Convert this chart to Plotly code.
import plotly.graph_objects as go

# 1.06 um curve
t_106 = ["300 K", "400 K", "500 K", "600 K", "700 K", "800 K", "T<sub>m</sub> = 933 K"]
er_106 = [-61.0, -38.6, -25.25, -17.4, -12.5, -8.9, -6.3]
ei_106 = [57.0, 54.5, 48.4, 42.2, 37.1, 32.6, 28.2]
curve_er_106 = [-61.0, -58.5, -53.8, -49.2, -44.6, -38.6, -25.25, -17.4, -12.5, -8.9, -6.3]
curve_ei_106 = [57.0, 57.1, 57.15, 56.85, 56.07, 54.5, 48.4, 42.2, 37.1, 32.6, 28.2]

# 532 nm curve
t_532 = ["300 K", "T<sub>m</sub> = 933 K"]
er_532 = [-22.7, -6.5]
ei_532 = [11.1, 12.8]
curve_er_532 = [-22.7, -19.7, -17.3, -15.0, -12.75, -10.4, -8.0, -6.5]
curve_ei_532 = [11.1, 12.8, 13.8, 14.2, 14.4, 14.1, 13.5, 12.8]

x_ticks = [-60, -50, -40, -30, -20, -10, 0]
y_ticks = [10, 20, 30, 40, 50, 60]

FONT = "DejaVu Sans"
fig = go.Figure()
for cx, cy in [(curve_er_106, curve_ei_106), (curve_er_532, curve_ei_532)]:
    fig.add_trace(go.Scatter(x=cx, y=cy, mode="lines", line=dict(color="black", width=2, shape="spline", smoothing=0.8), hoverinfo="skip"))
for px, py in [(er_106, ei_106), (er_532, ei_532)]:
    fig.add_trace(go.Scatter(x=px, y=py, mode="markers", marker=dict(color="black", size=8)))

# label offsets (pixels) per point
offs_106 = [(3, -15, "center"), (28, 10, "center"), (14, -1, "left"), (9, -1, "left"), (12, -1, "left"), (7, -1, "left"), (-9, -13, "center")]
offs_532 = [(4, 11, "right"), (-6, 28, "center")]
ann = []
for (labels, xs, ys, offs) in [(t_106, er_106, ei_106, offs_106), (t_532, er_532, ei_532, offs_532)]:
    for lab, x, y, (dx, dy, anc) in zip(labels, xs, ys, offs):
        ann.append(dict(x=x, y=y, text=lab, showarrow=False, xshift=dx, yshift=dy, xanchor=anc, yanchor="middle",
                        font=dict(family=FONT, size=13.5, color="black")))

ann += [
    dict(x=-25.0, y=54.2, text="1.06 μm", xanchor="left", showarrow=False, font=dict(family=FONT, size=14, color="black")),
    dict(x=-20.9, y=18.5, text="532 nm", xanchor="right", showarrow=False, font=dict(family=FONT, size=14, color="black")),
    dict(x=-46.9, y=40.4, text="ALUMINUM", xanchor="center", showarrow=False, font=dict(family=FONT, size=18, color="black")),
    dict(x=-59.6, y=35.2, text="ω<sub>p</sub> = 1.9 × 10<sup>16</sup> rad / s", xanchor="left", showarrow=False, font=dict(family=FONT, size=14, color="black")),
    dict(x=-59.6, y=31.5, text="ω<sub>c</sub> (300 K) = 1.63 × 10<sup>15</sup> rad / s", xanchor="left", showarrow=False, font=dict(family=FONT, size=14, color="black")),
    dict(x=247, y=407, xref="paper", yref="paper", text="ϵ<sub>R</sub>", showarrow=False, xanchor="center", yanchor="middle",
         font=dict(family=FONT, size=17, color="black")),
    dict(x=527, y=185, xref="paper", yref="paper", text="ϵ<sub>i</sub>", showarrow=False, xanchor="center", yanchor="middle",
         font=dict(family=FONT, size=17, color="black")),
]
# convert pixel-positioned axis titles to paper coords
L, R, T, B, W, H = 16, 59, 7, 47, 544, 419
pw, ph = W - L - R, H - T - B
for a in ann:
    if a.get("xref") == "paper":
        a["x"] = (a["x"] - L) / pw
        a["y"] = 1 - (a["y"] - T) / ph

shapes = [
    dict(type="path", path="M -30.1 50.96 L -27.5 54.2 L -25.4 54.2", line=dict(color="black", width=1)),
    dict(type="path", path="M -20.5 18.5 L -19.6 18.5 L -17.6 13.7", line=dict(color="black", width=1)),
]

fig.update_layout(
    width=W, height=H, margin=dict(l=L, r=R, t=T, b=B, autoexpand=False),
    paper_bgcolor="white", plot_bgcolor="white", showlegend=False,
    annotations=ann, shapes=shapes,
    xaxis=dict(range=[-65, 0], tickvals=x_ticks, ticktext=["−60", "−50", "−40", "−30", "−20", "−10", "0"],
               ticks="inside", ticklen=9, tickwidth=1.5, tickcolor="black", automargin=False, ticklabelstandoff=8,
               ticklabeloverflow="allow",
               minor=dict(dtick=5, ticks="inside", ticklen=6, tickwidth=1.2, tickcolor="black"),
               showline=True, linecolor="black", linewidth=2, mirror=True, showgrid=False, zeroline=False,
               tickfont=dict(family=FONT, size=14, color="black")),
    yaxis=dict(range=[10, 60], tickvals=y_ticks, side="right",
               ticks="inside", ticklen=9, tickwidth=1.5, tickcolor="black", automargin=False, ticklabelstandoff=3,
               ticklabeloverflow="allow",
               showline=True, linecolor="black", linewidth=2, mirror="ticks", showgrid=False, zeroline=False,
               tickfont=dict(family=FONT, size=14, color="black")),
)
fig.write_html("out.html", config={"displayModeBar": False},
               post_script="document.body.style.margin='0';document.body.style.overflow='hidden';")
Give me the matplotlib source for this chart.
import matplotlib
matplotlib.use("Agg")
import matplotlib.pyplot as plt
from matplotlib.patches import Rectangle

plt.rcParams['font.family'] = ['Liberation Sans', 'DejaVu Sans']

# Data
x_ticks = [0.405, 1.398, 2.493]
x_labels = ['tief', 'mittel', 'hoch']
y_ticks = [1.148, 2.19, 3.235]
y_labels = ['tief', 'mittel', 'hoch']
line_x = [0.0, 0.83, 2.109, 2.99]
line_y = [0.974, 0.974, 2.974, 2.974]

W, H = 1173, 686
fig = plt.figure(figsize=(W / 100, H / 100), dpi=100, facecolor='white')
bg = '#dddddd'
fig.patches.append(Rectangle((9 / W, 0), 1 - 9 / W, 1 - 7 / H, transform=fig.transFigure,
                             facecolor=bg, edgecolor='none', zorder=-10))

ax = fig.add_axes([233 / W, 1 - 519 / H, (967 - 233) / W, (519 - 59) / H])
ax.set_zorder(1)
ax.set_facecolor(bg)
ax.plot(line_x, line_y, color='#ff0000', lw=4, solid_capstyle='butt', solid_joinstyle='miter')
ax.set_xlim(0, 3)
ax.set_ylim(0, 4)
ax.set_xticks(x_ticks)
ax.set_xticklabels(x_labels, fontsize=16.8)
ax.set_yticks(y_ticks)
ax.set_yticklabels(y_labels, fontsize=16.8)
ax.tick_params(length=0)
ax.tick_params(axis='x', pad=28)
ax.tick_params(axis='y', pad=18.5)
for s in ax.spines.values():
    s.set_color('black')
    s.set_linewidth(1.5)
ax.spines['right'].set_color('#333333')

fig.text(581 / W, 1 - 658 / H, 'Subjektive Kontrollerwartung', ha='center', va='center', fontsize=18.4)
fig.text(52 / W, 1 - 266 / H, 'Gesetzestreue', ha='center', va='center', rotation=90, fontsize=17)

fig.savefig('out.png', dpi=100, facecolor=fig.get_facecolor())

========

### WHAT IS BEING ASKED
Starting at the line that contains "Give me the matplotlib source for this chart." and ending at the line that contains "facecolor=bg, edgecolor='none', zorder=-10))", repeat each line exactly, both ends included, and nothing else.

### EXERCISE RESPONSE
Give me the matplotlib source for this chart.
import matplotlib
matplotlib.use("Agg")
import matplotlib.pyplot as plt
from matplotlib.patches import Rectangle

plt.rcParams['font.family'] = ['Liberation Sans', 'DejaVu Sans']

# Data
x_ticks = [0.405, 1.398, 2.493]
x_labels = ['tief', 'mittel', 'hoch']
y_ticks = [1.148, 2.19, 3.235]
y_labels = ['tief', 'mittel', 'hoch']
line_x = [0.0, 0.83, 2.109, 2.99]
line_y = [0.974, 0.974, 2.974, 2.974]

W, H = 1173, 686
fig = plt.figure(figsize=(W / 100, H / 100), dpi=100, facecolor='white')
bg = '#dddddd'
fig.patches.append(Rectangle((9 / W, 0), 1 - 9 / W, 1 - 7 / H, transform=fig.transFigure,
                             facecolor=bg, edgecolor='none', zorder=-10))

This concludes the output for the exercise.